Written exercise
Produce a word-for-word copy of the listing below without its pictures.

Data excerpt

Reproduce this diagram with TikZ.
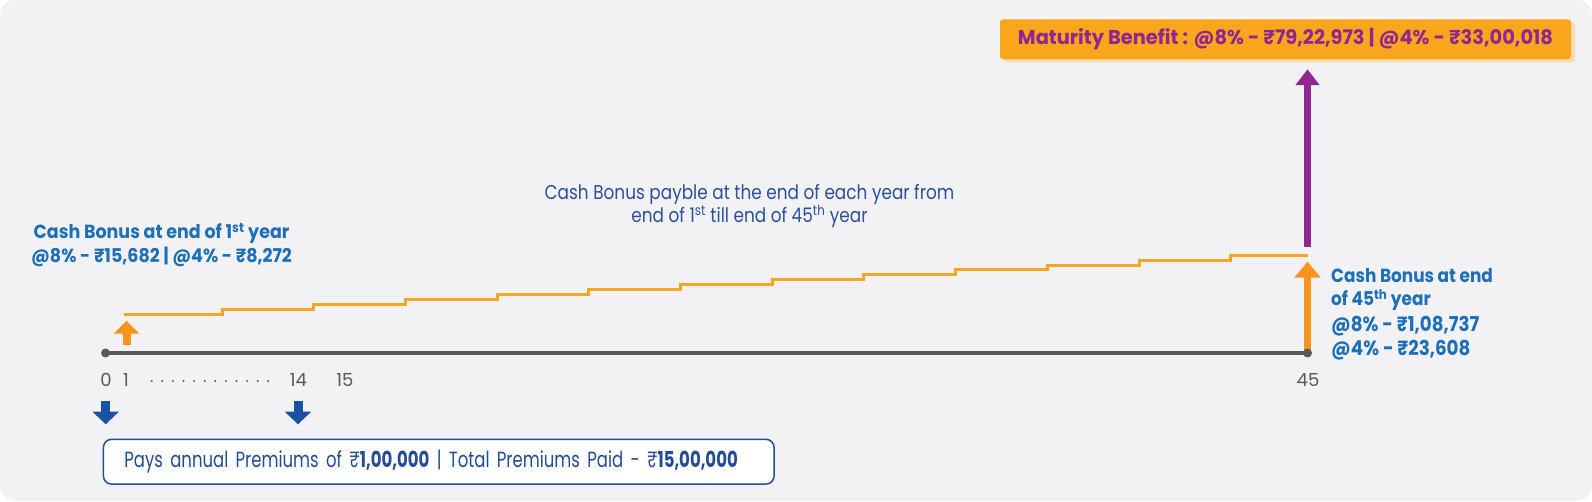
\documentclass[tikz,border=0pt]{standalone}
\usepackage{fontspec}
\setmainfont{Poppins}
\newfontfamily\firstbonusfont[FakeStretch=0.92]{Poppins}
\newfontfamily\lastbonusfont[FakeStretch=0.89]{Poppins}
\newfontfamily\notefont[FakeStretch=0.845]{Poppins}
\newfontfamily\benefitfont[FakeStretch=0.97]{Poppins}
\newfontfamily\payfont[FakeStretch=0.75]{Poppins}
\usetikzlibrary{arrows.meta,shadows}
\definecolor{bgGray}{HTML}{F2F2F4}
\definecolor{axisGray}{HTML}{58595B}
\definecolor{bonusBlue}{HTML}{1E6FB6}
\definecolor{noteBlue}{HTML}{2C4F9B}
\definecolor{payBlue}{HTML}{234C93}
\definecolor{arrowBlue}{HTML}{1A51A3}
\definecolor{stairOrange}{HTML}{F6A623}
\definecolor{arrowOrange}{HTML}{F7941D}
\definecolor{boxOrange}{HTML}{F9A61C}
\definecolor{shadowOrange}{HTML}{F8DDB0}
\definecolor{benefitPurple}{HTML}{8E278F}
\tikzset{
	yeardot/.style={circle,fill=axisGray,inner sep=0pt,minimum size=9pt},
	yearlabel/.style={text=axisGray,font=\fontsize{18}{18}\selectfont,inner sep=0pt,anchor=base},
	bonustext/.style={text=bonusBlue,font=\bfseries\fontsize{19}{24.4}\selectfont,inner sep=0pt},
	fatarrow/.style={line width=#1},
}

\begin{document}
\begin{tikzpicture}[x=1pt,y=-1pt]
\useasboundingbox (0,0) rectangle (1592,501);
\fill[bgGray,rounded corners=15pt] (0,0) rectangle (1592,501);

% time line
\coordinate (t0) at (105.5,353);
\coordinate (t45) at (1307.5,353);
\draw[axisGray,line width=3.2pt] (t0) -- (t45);

% yearly bonus staircase
\draw[stairOrange,line width=3pt] (124,314)
	\foreach \k in {0,...,11}{ -- ({222+91.7*\k},{314-4.9*\k}) -- ({222+91.7*\k},{314-4.9*(\k+1)}) }
	-- (1308,{314-4.9*12});

% arrows
\coordinate (b1foot) at (126.5,345);
\coordinate (b1tip) at (126.5,320.7);
\draw[arrowOrange,fatarrow=8pt,-{Triangle[width=25pt,length=13pt]}] (b1foot) -- (b1tip);
\coordinate (b45tip) at (1307.5,261.7);
\draw[arrowOrange,fatarrow=7pt,-{Triangle[width=25.7pt,length=16pt]}] (t45) -- (b45tip);
\coordinate (mfoot) at (1307.5,246.7);
\coordinate (mtip) at (1307.5,69.3);
\draw[benefitPurple,fatarrow=7.3pt,-{Triangle[width=23pt,length=15.7pt]}] (mfoot) -- (mtip);
\coordinate (p0top) at (105.7,400.7);
\coordinate (p0tip) at (105.7,424.3);
\draw[arrowBlue,fatarrow=9pt,-{Triangle[width=25.7pt,length=12.6pt]}] (p0top) -- (p0tip);
\coordinate (p14top) at (298,400.7);
\coordinate (p14tip) at (298,424.3);
\draw[arrowBlue,fatarrow=9pt,-{Triangle[width=25.7pt,length=12.6pt]}] (p14top) -- (p14tip);

\node[yeardot] (dot0) at (t0) {};
\node[yeardot] (dot45) at (t45) {};

% year numbers
\node[yearlabel] (y0) at (106,386.7) {0};
\node[yearlabel] (y1) at (126,386.7) {1};
\foreach \i in {0,...,11}
	\fill[axisGray] ({151.7+10.6*\i},381) circle (1.1);
\node[yearlabel] (y14) at (298.3,386.7) {14};
\node[yearlabel] (y15) at (345,386.7) {15};
\node[yearlabel] (y45) at (1308,386.7) {45};

% texts (base = last line)
\node[bonustext,align=center,anchor=base] (bonusfirst) at (161.5,262.7)
	{\firstbonusfont Cash Bonus at end of 1\textsuperscript{st} year\\\firstbonusfont @8\% - ₹15,682 | @4\% - ₹8,272};
\node[text=noteBlue,font=\notefont\fontsize{20}{23.4}\selectfont,inner sep=0pt,align=center,anchor=base] (bonusnote) at (749.5,222.7)
	{Cash Bonus payble at the end of each year from\\end of 1\textsuperscript{st} till end of 45\textsuperscript{th} year};
\node[bonustext,font=\lastbonusfont\bfseries\fontsize{19}{23.3}\selectfont,align=left,anchor=base west] (bonuslast) at (1331,355)
	{Cash Bonus at end\\of 45\textsuperscript{th} year\\[2.5pt]{\fontsize{20.5}{24.4}\selectfont @8\% - ₹1,08,737}\\{\fontsize{20.5}{24.4}\selectfont @4\% - ₹23,608}};

\node[fill=boxOrange,rounded corners=3pt,minimum width=571pt,minimum height=40pt,inner sep=0pt,
	drop shadow={shadow xshift=4pt,shadow yshift=-3pt,fill=shadowOrange,opacity=1},
	text=benefitPurple,font=\benefitfont\bfseries\fontsize{20}{20}\selectfont] (maturity) at (1285.5,39.3)
	{Maturity Benefit : @8\% - ₹79,22,973 | @4\% - ₹33,00,018};

\node[draw=payBlue,line width=1.5pt,fill=white,rounded corners=8pt,anchor=west,
	text width=628.8pt,inner xsep=20.9pt,minimum height=44.7pt,align=left,
	text=payBlue,font=\payfont\fontsize{22}{22}\selectfont] (premiums) at (102.7,461.7)
	{Pays annual Premiums of ₹\textbf{1,00,000} | Total Premiums Paid - ₹\textbf{15,00,000}};
\end{tikzpicture}
\end{document}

Full solution
Reproduce this diagram with TikZ.
\documentclass[tikz,border=0pt]{standalone}
\usepackage{fontspec}
\setmainfont{Poppins}
\newfontfamily\firstbonusfont[FakeStretch=0.92]{Poppins}
\newfontfamily\lastbonusfont[FakeStretch=0.89]{Poppins}
\newfontfamily\notefont[FakeStretch=0.845]{Poppins}
\newfontfamily\benefitfont[FakeStretch=0.97]{Poppins}
\newfontfamily\payfont[FakeStretch=0.75]{Poppins}
\usetikzlibrary{arrows.meta,shadows}
\definecolor{bgGray}{HTML}{F2F2F4}
\definecolor{axisGray}{HTML}{58595B}
\definecolor{bonusBlue}{HTML}{1E6FB6}
\definecolor{noteBlue}{HTML}{2C4F9B}
\definecolor{payBlue}{HTML}{234C93}
\definecolor{arrowBlue}{HTML}{1A51A3}
\definecolor{stairOrange}{HTML}{F6A623}
\definecolor{arrowOrange}{HTML}{F7941D}
\definecolor{boxOrange}{HTML}{F9A61C}
\definecolor{shadowOrange}{HTML}{F8DDB0}
\definecolor{benefitPurple}{HTML}{8E278F}
\tikzset{
	yeardot/.style={circle,fill=axisGray,inner sep=0pt,minimum size=9pt},
	yearlabel/.style={text=axisGray,font=\fontsize{18}{18}\selectfont,inner sep=0pt,anchor=base},
	bonustext/.style={text=bonusBlue,font=\bfseries\fontsize{19}{24.4}\selectfont,inner sep=0pt},
	fatarrow/.style={line width=#1},
}

\begin{document}
\begin{tikzpicture}[x=1pt,y=-1pt]
\useasboundingbox (0,0) rectangle (1592,501);
\fill[bgGray,rounded corners=15pt] (0,0) rectangle (1592,501);

% time line
\coordinate (t0) at (105.5,353);
\coordinate (t45) at (1307.5,353);
\draw[axisGray,line width=3.2pt] (t0) -- (t45);

% yearly bonus staircase
\draw[stairOrange,line width=3pt] (124,314)
	\foreach \k in {0,...,11}{ -- ({222+91.7*\k},{314-4.9*\k}) -- ({222+91.7*\k},{314-4.9*(\k+1)}) }
	-- (1308,{314-4.9*12});

% arrows
\coordinate (b1foot) at (126.5,345);
\coordinate (b1tip) at (126.5,320.7);
\draw[arrowOrange,fatarrow=8pt,-{Triangle[width=25pt,length=13pt]}] (b1foot) -- (b1tip);
\coordinate (b45tip) at (1307.5,261.7);
\draw[arrowOrange,fatarrow=7pt,-{Triangle[width=25.7pt,length=16pt]}] (t45) -- (b45tip);
\coordinate (mfoot) at (1307.5,246.7);
\coordinate (mtip) at (1307.5,69.3);
\draw[benefitPurple,fatarrow=7.3pt,-{Triangle[width=23pt,length=15.7pt]}] (mfoot) -- (mtip);
\coordinate (p0top) at (105.7,400.7);
\coordinate (p0tip) at (105.7,424.3);
\draw[arrowBlue,fatarrow=9pt,-{Triangle[width=25.7pt,length=12.6pt]}] (p0top) -- (p0tip);
\coordinate (p14top) at (298,400.7);
\coordinate (p14tip) at (298,424.3);
\draw[arrowBlue,fatarrow=9pt,-{Triangle[width=25.7pt,length=12.6pt]}] (p14top) -- (p14tip);

\node[yeardot] (dot0) at (t0) {};
\node[yeardot] (dot45) at (t45) {};

% year numbers
\node[yearlabel] (y0) at (106,386.7) {0};
\node[yearlabel] (y1) at (126,386.7) {1};
\foreach \i in {0,...,11}
	\fill[axisGray] ({151.7+10.6*\i},381) circle (1.1);
\node[yearlabel] (y14) at (298.3,386.7) {14};
\node[yearlabel] (y15) at (345,386.7) {15};
\node[yearlabel] (y45) at (1308,386.7) {45};

% texts (base = last line)
\node[bonustext,align=center,anchor=base] (bonusfirst) at (161.5,262.7)
	{\firstbonusfont Cash Bonus at end of 1\textsuperscript{st} year\\\firstbonusfont @8\% - ₹15,682 | @4\% - ₹8,272};
\node[text=noteBlue,font=\notefont\fontsize{20}{23.4}\selectfont,inner sep=0pt,align=center,anchor=base] (bonusnote) at (749.5,222.7)
	{Cash Bonus payble at the end of each year from\\end of 1\textsuperscript{st} till end of 45\textsuperscript{th} year};
\node[bonustext,font=\lastbonusfont\bfseries\fontsize{19}{23.3}\selectfont,align=left,anchor=base west] (bonuslast) at (1331,355)
	{Cash Bonus at end\\of 45\textsuperscript{th} year\\[2.5pt]{\fontsize{20.5}{24.4}\selectfont @8\% - ₹1,08,737}\\{\fontsize{20.5}{24.4}\selectfont @4\% - ₹23,608}};

\node[fill=boxOrange,rounded corners=3pt,minimum width=571pt,minimum height=40pt,inner sep=0pt,
	drop shadow={shadow xshift=4pt,shadow yshift=-3pt,fill=shadowOrange,opacity=1},
	text=benefitPurple,font=\benefitfont\bfseries\fontsize{20}{20}\selectfont] (maturity) at (1285.5,39.3)
	{Maturity Benefit : @8\% - ₹79,22,973 | @4\% - ₹33,00,018};

\node[draw=payBlue,line width=1.5pt,fill=white,rounded corners=8pt,anchor=west,
	text width=628.8pt,inner xsep=20.9pt,minimum height=44.7pt,align=left,
	text=payBlue,font=\payfont\fontsize{22}{22}\selectfont] (premiums) at (102.7,461.7)
	{Pays annual Premiums of ₹\textbf{1,00,000} | Total Premiums Paid - ₹\textbf{15,00,000}};
\end{tikzpicture}
\end{document}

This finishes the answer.